Ok, we gather a group of the fastest guns in the west. They come from different backgrounds; lawmen and gang members, bounty hunters and hardened criminals, former confederates and black Union soldiers. We strand them together in a cabin and then…have them talk at each other.
While rounding out my Quentin Tarantino education leading up to The Hateful Eight I’ve come to the opinion that he is his own worst enemy. Tarantino’s work shines best when it’s tempered by someone else’s creative input. That could mean a Tarantino script that is directed by someone else or simply a talented editor. Because if no one can tell Tarantino “no” then we get the first half of The Hateful Eight.
At nearly three hours in length (with the SHORTER cut) this movie’s first half crawls along “real molasses like.” Tarantino has always loved his dialog, and it IS snappy, but even I can take only so much of it before I’m wishing for the plot to advance. I like to think that I don’t necessarily need whiz bang action all the time but protracted talky scenes wear thin when I feel like there is no substance behind them. Even if a scene is meant to flesh out a character I’m going to start checking my watch if the plot has ground to a halt for too long. When the titular eight players are gathered in the cabin there are obvious points of conflict set up and the tension lies in wondering who is going to set who off first. But so long passes that the tension turns to boredom.
Halfway through the movie, about eighty minutes or so, Samuel L. Jackson starts yelling and things start actually happening. From that point on the movie is good! The characters deal with the twists and turns, reveals change how you perceive the situation, and it all builds to a climax punctuated by Tarantino’s talent for witty repartee and extreme, at times almost cartoonish violence. Unfortunately the first half of the film is a lead weight that drags the experience as a whole down.
The Quick and the Dead this is not. It’s mostly just dead.
Other movies I watched this week (potential minor spoilers):
Cannibal Holocaust II / Green Inferno – This Italian movie is the sequel to a film infamous for convincing audiences that people were actually murdered on screen. That first movie is unconvincing by today’s standards and this one feels even less genuine. The first movie felt a little like a documentary while this movie feels like a production. The English voice actors are atrocious. I can never tell if they’re frightened or amused by the “threatening” situations they find themselves in deep in the jungle. The soundtrack is hilariously 80’s. Everything feels cheap and unpolished. The first movie may be a curiosity in horror movie history, but this movie can stay forgotten.

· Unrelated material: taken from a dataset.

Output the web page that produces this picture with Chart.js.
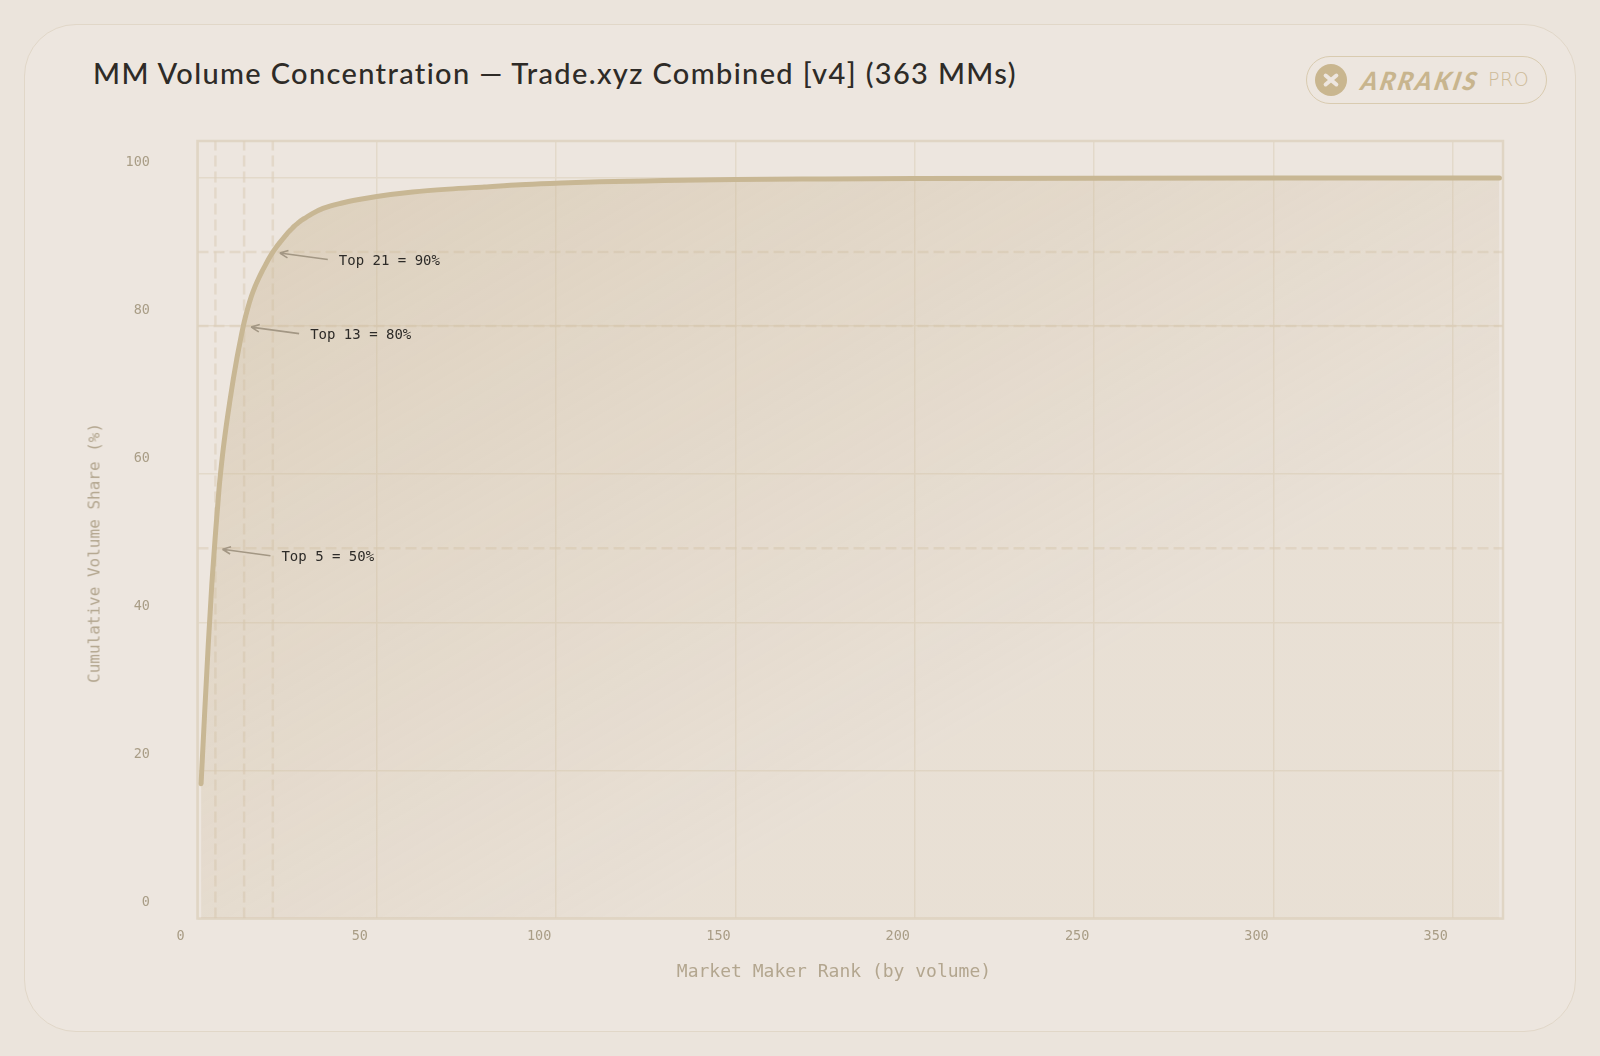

Cannibal Women of the Avocado Jungle – A spoof of movies about scary jungle tribes, the deep uncharted avocado jungles of southern California are home to a tribe of vicious feminists. The government enlists a female professor of women’s studies to try and communicate with the hostiles. With her are her vapid ditzy female student and an ex-boyfriend misogynist played by Bill Maher. The only character who gets any laughs was the student as her intellect could give Kelly Bundy a run for her money. The jokes don’t land and there is nothing entertaining once you get past the ridiculous setup.
A Haunted House – Marlon Wayans continues in the tradition of Scary Movie with this spoof of the Paranormal Activity movies. Crass and crazy, this movie works better than some of Wayans’s others because rather than basing everything around a single absurd premise like Littleman and White Chicks this film uses its framing story only as a way to move from one skit to another. This allows a series of funny actors to parade through to do what they do best rather than be stuck in one situation that you may not find entertaining. Overall not bad.
A Haunted House 2 – Just as horror movies crank out sequels as long as they make money so too do their spoofs. Again the comedians that show up shine when they’re on screen and even if one scene isn’t working for you the next one will likely be something very different. Special props must be given to the knock down drag out fight against a chicken that is so absurd it had me rolling.